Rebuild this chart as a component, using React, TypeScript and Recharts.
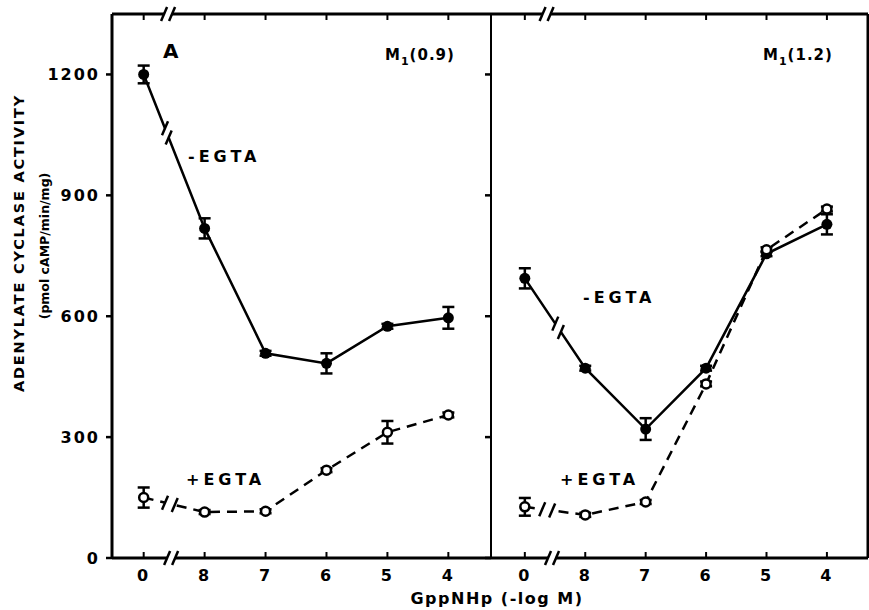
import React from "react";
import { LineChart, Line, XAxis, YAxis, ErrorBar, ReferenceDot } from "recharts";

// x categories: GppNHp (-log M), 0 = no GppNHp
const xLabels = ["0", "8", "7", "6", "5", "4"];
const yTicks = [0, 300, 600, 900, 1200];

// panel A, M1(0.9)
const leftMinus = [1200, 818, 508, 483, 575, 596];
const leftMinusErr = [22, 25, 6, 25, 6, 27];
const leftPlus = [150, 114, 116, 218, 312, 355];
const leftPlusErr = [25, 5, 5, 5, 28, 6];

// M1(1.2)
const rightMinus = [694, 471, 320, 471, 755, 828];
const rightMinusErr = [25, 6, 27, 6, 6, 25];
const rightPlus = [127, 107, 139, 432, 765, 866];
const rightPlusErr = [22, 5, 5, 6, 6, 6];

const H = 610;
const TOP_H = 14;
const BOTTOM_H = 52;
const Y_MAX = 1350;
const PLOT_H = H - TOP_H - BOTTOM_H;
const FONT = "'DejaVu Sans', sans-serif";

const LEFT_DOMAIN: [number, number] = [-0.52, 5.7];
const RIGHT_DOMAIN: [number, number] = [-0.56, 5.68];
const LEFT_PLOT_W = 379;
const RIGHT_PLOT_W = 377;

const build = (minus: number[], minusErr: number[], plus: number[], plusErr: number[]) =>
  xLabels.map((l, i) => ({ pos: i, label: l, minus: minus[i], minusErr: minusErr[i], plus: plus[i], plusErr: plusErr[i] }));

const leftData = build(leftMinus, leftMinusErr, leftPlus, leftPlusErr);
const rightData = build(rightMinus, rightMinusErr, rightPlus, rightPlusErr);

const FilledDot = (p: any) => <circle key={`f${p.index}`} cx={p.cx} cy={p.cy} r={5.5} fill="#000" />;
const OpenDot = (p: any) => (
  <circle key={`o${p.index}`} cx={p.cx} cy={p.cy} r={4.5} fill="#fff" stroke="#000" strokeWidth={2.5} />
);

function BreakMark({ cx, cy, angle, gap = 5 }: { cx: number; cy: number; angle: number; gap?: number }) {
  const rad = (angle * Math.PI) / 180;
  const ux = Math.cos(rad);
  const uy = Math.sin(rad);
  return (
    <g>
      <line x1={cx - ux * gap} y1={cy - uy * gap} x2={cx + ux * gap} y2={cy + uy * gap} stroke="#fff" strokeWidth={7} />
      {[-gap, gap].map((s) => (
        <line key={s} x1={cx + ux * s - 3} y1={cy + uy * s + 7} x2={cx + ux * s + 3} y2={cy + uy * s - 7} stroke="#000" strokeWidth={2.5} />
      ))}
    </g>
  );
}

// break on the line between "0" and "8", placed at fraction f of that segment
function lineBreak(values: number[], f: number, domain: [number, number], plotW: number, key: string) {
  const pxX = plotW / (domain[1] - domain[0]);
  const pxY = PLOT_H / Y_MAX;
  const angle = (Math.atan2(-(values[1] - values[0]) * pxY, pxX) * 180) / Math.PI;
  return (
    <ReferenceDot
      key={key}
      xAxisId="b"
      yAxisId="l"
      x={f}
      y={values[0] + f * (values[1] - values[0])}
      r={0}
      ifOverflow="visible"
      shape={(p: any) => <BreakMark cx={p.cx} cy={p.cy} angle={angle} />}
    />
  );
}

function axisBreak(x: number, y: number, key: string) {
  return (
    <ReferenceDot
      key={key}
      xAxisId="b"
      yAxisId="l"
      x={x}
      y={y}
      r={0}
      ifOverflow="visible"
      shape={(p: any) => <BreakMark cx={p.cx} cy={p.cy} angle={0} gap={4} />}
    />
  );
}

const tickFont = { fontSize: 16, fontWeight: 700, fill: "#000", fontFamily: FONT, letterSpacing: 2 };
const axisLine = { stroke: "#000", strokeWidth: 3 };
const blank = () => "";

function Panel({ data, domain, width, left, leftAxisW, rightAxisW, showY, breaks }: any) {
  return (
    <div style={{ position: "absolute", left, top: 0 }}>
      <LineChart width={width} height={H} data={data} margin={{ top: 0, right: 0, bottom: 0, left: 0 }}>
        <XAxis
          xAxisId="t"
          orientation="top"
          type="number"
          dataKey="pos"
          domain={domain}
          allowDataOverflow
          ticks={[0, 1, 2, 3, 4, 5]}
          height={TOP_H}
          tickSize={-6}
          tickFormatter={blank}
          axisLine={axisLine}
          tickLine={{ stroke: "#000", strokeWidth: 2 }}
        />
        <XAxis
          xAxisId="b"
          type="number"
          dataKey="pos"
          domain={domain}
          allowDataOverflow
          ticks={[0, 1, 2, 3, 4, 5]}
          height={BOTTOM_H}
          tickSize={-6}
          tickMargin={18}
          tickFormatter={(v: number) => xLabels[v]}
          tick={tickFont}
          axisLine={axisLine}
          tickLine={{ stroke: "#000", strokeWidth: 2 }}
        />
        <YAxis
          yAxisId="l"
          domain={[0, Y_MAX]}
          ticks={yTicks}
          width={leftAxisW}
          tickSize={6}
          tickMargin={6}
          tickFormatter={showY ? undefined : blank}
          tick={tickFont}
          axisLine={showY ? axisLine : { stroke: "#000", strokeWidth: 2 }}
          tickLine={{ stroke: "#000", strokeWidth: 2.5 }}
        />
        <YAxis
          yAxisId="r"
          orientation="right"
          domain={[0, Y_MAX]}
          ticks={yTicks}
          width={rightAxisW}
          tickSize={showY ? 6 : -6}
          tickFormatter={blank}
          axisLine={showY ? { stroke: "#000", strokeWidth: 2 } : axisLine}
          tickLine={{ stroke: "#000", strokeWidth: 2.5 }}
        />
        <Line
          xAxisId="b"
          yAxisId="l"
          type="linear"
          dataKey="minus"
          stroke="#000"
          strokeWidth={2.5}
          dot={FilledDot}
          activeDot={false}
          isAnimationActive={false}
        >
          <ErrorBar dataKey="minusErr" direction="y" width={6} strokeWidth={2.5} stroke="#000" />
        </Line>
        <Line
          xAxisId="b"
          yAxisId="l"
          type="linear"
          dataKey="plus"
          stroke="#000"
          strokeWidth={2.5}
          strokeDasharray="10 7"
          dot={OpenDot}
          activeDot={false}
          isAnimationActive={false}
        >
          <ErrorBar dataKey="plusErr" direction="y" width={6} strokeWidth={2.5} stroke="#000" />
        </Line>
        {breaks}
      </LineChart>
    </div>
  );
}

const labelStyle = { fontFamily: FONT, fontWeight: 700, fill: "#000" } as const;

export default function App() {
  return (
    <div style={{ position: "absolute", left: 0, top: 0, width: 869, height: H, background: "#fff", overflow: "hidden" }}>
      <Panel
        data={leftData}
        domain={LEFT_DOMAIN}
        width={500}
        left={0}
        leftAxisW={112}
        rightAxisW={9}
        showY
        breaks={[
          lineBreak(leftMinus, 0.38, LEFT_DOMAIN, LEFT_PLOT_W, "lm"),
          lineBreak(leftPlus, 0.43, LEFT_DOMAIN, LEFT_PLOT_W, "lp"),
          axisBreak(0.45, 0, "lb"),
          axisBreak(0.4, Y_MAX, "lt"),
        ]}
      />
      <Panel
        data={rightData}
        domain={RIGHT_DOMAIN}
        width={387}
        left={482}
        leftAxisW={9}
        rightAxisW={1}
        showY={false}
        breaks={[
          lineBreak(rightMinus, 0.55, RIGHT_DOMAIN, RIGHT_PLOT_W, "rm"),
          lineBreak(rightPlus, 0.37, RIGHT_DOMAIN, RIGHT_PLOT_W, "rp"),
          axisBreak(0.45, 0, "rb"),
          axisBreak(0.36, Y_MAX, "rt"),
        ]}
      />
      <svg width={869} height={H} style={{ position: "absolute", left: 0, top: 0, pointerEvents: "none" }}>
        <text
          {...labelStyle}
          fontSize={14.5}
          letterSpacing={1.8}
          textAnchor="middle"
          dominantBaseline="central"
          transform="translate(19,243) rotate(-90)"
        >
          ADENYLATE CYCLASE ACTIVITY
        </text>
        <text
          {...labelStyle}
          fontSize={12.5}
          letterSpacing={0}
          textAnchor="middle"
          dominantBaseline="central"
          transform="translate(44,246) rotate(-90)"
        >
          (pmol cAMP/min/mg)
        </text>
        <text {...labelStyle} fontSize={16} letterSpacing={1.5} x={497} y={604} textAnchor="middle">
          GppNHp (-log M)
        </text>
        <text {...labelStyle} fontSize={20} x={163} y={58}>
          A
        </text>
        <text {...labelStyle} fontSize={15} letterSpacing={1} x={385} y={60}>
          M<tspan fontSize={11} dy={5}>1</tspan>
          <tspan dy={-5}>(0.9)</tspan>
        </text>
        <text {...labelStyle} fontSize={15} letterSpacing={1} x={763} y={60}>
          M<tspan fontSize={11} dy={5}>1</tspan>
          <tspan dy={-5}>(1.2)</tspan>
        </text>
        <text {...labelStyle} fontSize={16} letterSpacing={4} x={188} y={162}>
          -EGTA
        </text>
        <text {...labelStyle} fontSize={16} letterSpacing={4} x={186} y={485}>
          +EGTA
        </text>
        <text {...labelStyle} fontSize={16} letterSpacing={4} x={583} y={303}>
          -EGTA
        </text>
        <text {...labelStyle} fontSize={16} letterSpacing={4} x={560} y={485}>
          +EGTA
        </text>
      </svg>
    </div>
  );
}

# Problem to work on:
Repeat the listing above from its first line through the line that contains "const leftPlusErr = [25, 5, 5, 5, 28, 6];", both included, and nothing more. Drop the pictures.

# Output of the task:
Rebuild this chart as a component, using React, TypeScript and Recharts.
import React from "react";
import { LineChart, Line, XAxis, YAxis, ErrorBar, ReferenceDot } from "recharts";

// x categories: GppNHp (-log M), 0 = no GppNHp
const xLabels = ["0", "8", "7", "6", "5", "4"];
const yTicks = [0, 300, 600, 900, 1200];

// panel A, M1(0.9)
const leftMinus = [1200, 818, 508, 483, 575, 596];
const leftMinusErr = [22, 25, 6, 25, 6, 27];
const leftPlus = [150, 114, 116, 218, 312, 355];
const leftPlusErr = [25, 5, 5, 5, 28, 6];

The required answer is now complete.